Log base 2 for all log.

I am reading this book (NLTK) and it is confusing. **Entropy** is defined as:

Entropy is the sum of the probability of each label times the log probability of that same label

How can I apply *entropy* and *maximum entropy* in terms of text mining? Can someone give me a easy, simple example (visual)?

I really recommend you read about Information Theory, bayesian methods and MaxEnt. The place to start is this (freely available online) book by David Mackay:

http://www.inference.phy.cam.ac.uk/mackay/itila/

Those inference methods are really far more general than just text mining and I can't really devise how one would learn how to apply this to NLP without learning some of the general basics contained in this book or other introductory books on Machine Learning and MaxEnt bayesian methods.

The connection between entropy and probability theory to information processing and storing is really, really deep. To give a taste of it, there's a theorem due to Shannon that states that the maximum amount of information you can pass without error through a noisy communication channel is equal to the entropy of the noise process. There's also a theorem that connects how much you can compress a piece of data to occupy the minimum possible memory in your computer to the entropy of the process that generated the data.

I don't think it's really necessary that you go learning about all those theorems on communication theory, but it's not possible to learn this without learning the basics about what is entropy, how it's calculated, what is it's relationship with information and inference, etc...

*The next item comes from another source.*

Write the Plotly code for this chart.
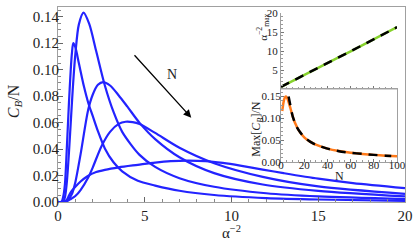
import plotly.graph_objects as go

# ---- main curves (C_B/N vs alpha^-2), five values of N ----
x1 = [0, 0.2, 0.3, 0.4, 0.5, 0.63, 0.73, 0.8, 0.88, 1.0, 1.2, 1.5, 1.75, 2.0, 2.3, 2.7, 3.2, 3.7, 4.6, 5.6, 7, 9, 12, 15, 20]
y1 = [0, 0.0003, 0.004, 0.0136, 0.0383, 0.0746, 0.099, 0.112, 0.12, 0.117, 0.105, 0.087, 0.0746, 0.065, 0.0535, 0.0405, 0.030, 0.0232, 0.016, 0.0124, 0.0085, 0.0053, 0.003, 0.0019, 0.0009]

x2 = [0, 0.2, 0.3, 0.4, 0.5, 0.6, 0.7, 0.8, 0.9, 1.0, 1.2, 1.475, 1.8, 2.2, 2.7, 3.2, 3.7, 4.7, 5.6, 7, 9, 12, 15, 20]
y2 = [0, 0.0, 0.0004, 0.0036, 0.0137, 0.031, 0.0523, 0.0745, 0.095, 0.1117, 0.134, 0.143, 0.1345, 0.114, 0.088, 0.068, 0.053, 0.0356, 0.0265, 0.018, 0.0115, 0.0066, 0.0042, 0.0022]

x3 = [0, 0.3, 0.4, 0.6, 0.8, 1.0, 1.3, 1.74, 2.0, 2.3, 2.6, 3.0, 3.5, 4.0, 4.7, 5.6, 7, 9, 11.8, 15, 20]
y3 = [0, 0.0, 0.0003, 0.002, 0.006, 0.015, 0.036, 0.0696, 0.081, 0.0885, 0.0906, 0.088, 0.0805, 0.072, 0.0598, 0.0475, 0.0338, 0.0218, 0.0132, 0.0084, 0.0042]

x4 = [0, 0.3, 0.5, 0.7, 1.0, 1.3, 1.74, 2.0, 2.5, 3.0, 3.5, 3.9, 4.3, 4.7, 5.6, 7, 9, 11.8, 15, 20]
y4 = [0, 0.0, 0.0005, 0.002, 0.0045, 0.009, 0.0185, 0.026, 0.042, 0.053, 0.059, 0.0606, 0.0603, 0.0589, 0.0522, 0.041, 0.0293, 0.019, 0.0118, 0.0062]

x5 = [0, 0.3, 0.4, 0.5, 0.6, 0.7, 0.8, 1.0, 1.3, 1.7, 2.2, 2.7, 3.5, 4.6, 5.6, 6.5, 7.5, 8.5, 9.5, 10.5, 11.8, 13, 15, 17, 20]
y5 = [0, 0.0, 0.0003, 0.0015, 0.004, 0.0065, 0.0085, 0.0115, 0.0155, 0.0195, 0.0226, 0.0243, 0.0262, 0.0281, 0.0298, 0.0309, 0.0313, 0.0309, 0.0295, 0.0275, 0.0245, 0.0218, 0.0176, 0.0143, 0.0105]

# ---- top inset: alpha^-2_max vs N ----
n_top = [0, 10, 20, 30, 40, 50, 60, 70, 80, 90, 100]
amax = [0.6, 2.2, 3.75, 5.3, 6.85, 8.4, 9.95, 11.5, 13.1, 14.7, 16.3]
top_ticks = [5, 10, 15, 20]
top_ticktext = ["5", "10", "15", "20"]

# ---- bottom inset: Max[C_B]/N vs N ----
n_bot = [1, 2, 3, 4, 5, 6, 7, 8, 10, 12, 15, 20, 25, 30, 40, 50, 60, 70, 80, 90, 100]
cmax = [0.117, 0.135, 0.146, 0.15, 0.148, 0.142, 0.133, 0.124, 0.105, 0.09, 0.074, 0.057, 0.047, 0.040, 0.031, 0.0255, 0.0218, 0.019, 0.0168, 0.015, 0.0136]
n_fit = [6.5, 8, 10, 13, 16, 20, 25, 30, 40, 50, 60, 70, 80, 90, 95]
cfit = [0.15, 0.13, 0.105, 0.083, 0.07, 0.057, 0.047, 0.040, 0.031, 0.0252, 0.0215, 0.019, 0.0168, 0.015, 0.0143]

BLUE = "#2323ff"
GREEN = "#86d22c"
ORANGE = "#ff7a1a"
FRAME = "#a0a0a0"
SERIF = "Liberation Serif"

fig = go.Figure()
for xs, ys in [(x1, y1), (x2, y2), (x3, y3), (x4, y4), (x5, y5)]:
    fig.add_trace(go.Scatter(x=xs, y=ys, mode="lines", line=dict(color=BLUE, width=2.2, shape="spline", smoothing=0.8),
                             showlegend=False, hoverinfo="skip"))

fig.add_trace(go.Scatter(x=n_top, y=amax, xaxis="x2", yaxis="y2", mode="lines",
                         line=dict(color=GREEN, width=2.5), showlegend=False))
fig.add_trace(go.Scatter(x=n_top, y=amax, xaxis="x2", yaxis="y2", mode="lines",
                         line=dict(color="black", width=2.5, dash="9px,7px"), showlegend=False))
fig.add_trace(go.Scatter(x=n_bot, y=cmax, xaxis="x3", yaxis="y3", mode="lines",
                         line=dict(color=ORANGE, width=2.5, shape="spline", smoothing=0.6), showlegend=False))
fig.add_trace(go.Scatter(x=n_fit, y=cfit, xaxis="x3", yaxis="y3", mode="lines",
                         line=dict(color="black", width=2.5, dash="9px,7px", shape="spline", smoothing=0.6), showlegend=False))

L, R, T, B = 58, 9, 1, 41
W, H = 415, 243
PW, PH = W - L - R, H - T - B

def px(xp):
    return (xp - L) / PW

def py(yp):
    return (H - B - yp) / PH

tickfont_main = dict(family=SERIF, size=15, color="#222")
tickfont_in = dict(family=SERIF, size=11, color="#222")

fig.update_layout(
    width=W, height=H, margin=dict(l=L, r=R, t=T, b=B),
    paper_bgcolor="white", plot_bgcolor="white",
    xaxis=dict(range=[0, 20], domain=[0, 1], showgrid=False, zeroline=False,
               showline=True, linecolor=FRAME, linewidth=1, mirror=True,
               ticks="inside", ticklen=5, tickcolor="#666", dtick=5, tick0=0,
               minor=dict(ticks="inside", ticklen=3, dtick=1, tickcolor="#888"),
               tickfont=tickfont_main),
    yaxis=dict(range=[0, 0.1473], domain=[0, 1], showgrid=False, zeroline=False,
               showline=True, linecolor=FRAME, linewidth=1, mirror=True,
               ticks="inside", ticklen=5, tickcolor="#666", dtick=0.02, tick0=0,
               tickformat=".2f", ticklabelstandoff=-5,
               minor=dict(ticks="inside", ticklen=3, dtick=0.005, tickcolor="#888"),
               tickfont=tickfont_main),
    xaxis2=dict(range=[0, 100], domain=[px(281.7), px(398)], anchor="y2", showgrid=False, zeroline=False,
                showline=True, linecolor=FRAME, linewidth=1, ticks="inside", ticklen=3,
                tickcolor="#777", dtick=20, showticklabels=False,
                minor=dict(ticks="inside", ticklen=2, dtick=5, tickcolor="#999")),
    yaxis2=dict(range=[0, 20], domain=[py(85.6), py(7.3)], anchor="x2", showgrid=False, zeroline=False,
                showline=True, linecolor=FRAME, linewidth=1, ticks="inside", ticklen=3,
                tickcolor="#777", tickmode="array", tickvals=top_ticks, ticktext=top_ticktext,
                showticklabels=True, side="left",
                minor=dict(ticks="inside", ticklen=2, dtick=1, tickcolor="#999"),
                tickfont=tickfont_in),
    xaxis3=dict(range=[0, 100], domain=[px(281.7), px(398)], anchor="y3", showgrid=False, zeroline=False,
                showline=True, linecolor=FRAME, linewidth=1, mirror=True, ticks="inside", ticklen=3,
                tickcolor="#777", dtick=20, tick0=0, ticklabelstandoff=-7,
                minor=dict(ticks="inside", ticklen=2, dtick=5, tickcolor="#999"),
                tickfont=tickfont_in),
    yaxis3=dict(range=[0, 0.1662], domain=[py(161), py(86)], anchor="x3", showgrid=False, zeroline=False,
                showline=True, linecolor=FRAME, linewidth=1, mirror=True, ticks="inside", ticklen=3,
                tickcolor="#777", dtick=0.05, tick0=0, tickformat=".2f", ticklabelstandoff=-3,
                minor=dict(ticks="inside", ticklen=2, dtick=0.01, tickcolor="#999"),
                tickfont=tickfont_in),
)

ann = []
# axis titles
ann.append(dict(text="<i>C</i><sub><i>B</i></sub>/N", x=px(14), y=py(98), xref="paper", yref="paper",
                textangle=-90, showarrow=False, xanchor="center", yanchor="middle",
                font=dict(family=SERIF, size=16, color="#222")))
ann.append(dict(text="α<sup>−2</sup>", x=px(232), y=py(233), xref="paper", yref="paper",
                showarrow=False, xanchor="center", yanchor="middle",
                font=dict(family=SERIF, size=15, color="#222")))
ann.append(dict(text="Max[<i>C</i><sub><i>B</i></sub>]/N", x=px(258), y=py(127), xref="paper", yref="paper",
                textangle=-90, showarrow=False, xanchor="center", yanchor="middle",
                font=dict(family=SERIF, size=12, color="#222")))
ann.append(dict(text="N", x=px(340), y=py(175), xref="paper", yref="paper",
                showarrow=False, xanchor="center", yanchor="middle",
                font=dict(family=SERIF, size=12, color="#222")))
ann.append(dict(text="α<sup>−2</sup><sub>max</sub>", x=px(264), y=py(22), xref="paper", yref="paper",
                textangle=-90, showarrow=False, xanchor="center", yanchor="middle",
                font=dict(family=SERIF, size=11, color="#222")))
# arrow with N
ann.append(dict(x=7.68, y=0.0637, ax=4.33, ay=0.112, xref="x", yref="y", axref="x", ayref="y",
                showarrow=True, arrowhead=2, arrowsize=1.2, arrowwidth=1.3, arrowcolor="black", text=""))
ann.append(dict(text="N", x=6.57, y=0.0966, xref="x", yref="y", showarrow=False,
                font=dict(family=SERIF, size=14, color="#222")))
fig.update_layout(annotations=ann)

fig.write_html("out.html", config={"displayModeBar": False},
               post_script="document.body.style.margin='0';document.body.style.overflow='hidden';")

As you are reading a book about NLTK it would be interesting you read about MaxEnt Classifier Module http://www.nltk.org/api/nltk.classify.html#module-nltk.classify.maxent

For text mining classification the steps could be: pre-processing (tokenization, steaming, feature selection with Information Gain ...), transformation to numeric (frequency or TF-IDF) (I think that this is the key step to understand when using text as input to a algorithm that only accept numeric) and then classify with MaxEnt, sure this is just an example.